Il Tutto custodisce la sua infinita
vanità come la più dannosa delle scoperte; è il momento in cui né Essere, né Dio,
né Verità, né Infinito, né Tempo, possono più risuonare nella potenza di
rivelazioni, ma si accorgono di essere solo parole, con cui la mente trastulla
il suo niente.
Il silenzio allora è l’essenza di
una parola che si spegne e il deserto cresce fino a racchiudere l’intero universo
nella sua caduta di folgore. Anche parole come Caos, Cosmo, Fato servono solo
ad alimentare il macchinario dell’insensato in cui la solitudine scolpisce il
nostro volto e indossiamo la maschera del Vuoto.

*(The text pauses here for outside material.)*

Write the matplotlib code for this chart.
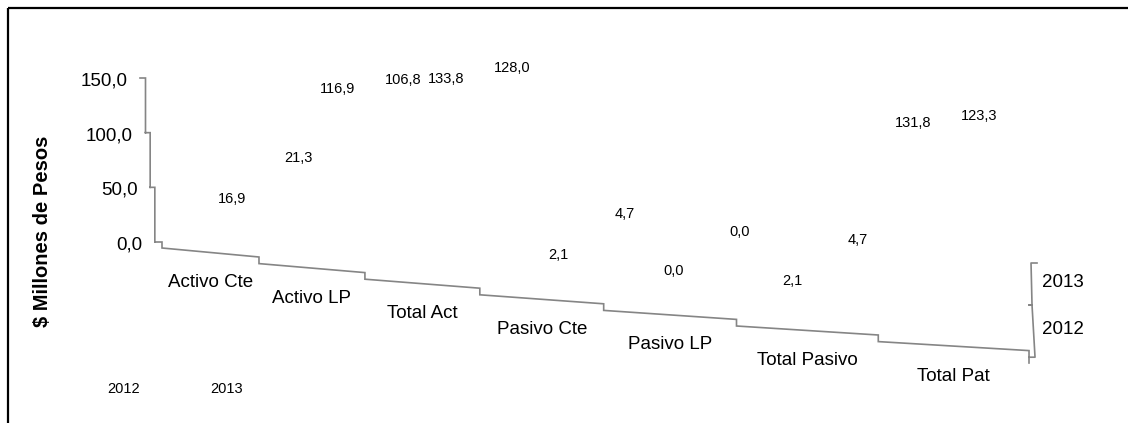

Nessuna parola può più venirci in
soccorso, nessun senso anzi, tutto è trappola, come mettere il vento nella
clessidra e numerare la lontananza fra noi e il Tempo. In questa Bouville senza
pioggia suona la condanna definitiva e la parola abbandona il suo trono da
pezzente e doppiamente miserabile si trascina in cerca di un’elemosina di
bellezza che sa non arriverà. E l’inferno è compiuto come dimensione
eternamente priva di luce certo, ma anche di buio, come il non luogo di un’assenza
originaria. E l’inferno detta la sua legge proverbiale: “Tutto è vano! Anche questo
sapere che ti strangola! Tutto è vanità, un perseguitare il vento, un sigillare
il vuoto".
Così fra vento e vuoto l’area semantica è un
sentiero che reca in sé il segno e il sogno come la sua trascendente
malinconia. Essere fuori dall’istante ma eternamente. Essere una statua
scolpita da una parola che non sa mutare e non sa morire! Che cosa dice il
vento di colui che può comunicare solo la propria dissolvenza? Silenzio, tu
mi abiti come la parola più potente e in questa potenza mi dissolvo. Il tacere
delle nuvole m’impietra. La parola stessa cade in un pozzo senza fondo ed io ne
divento l’eco. Non è diverso essere Dio, temo.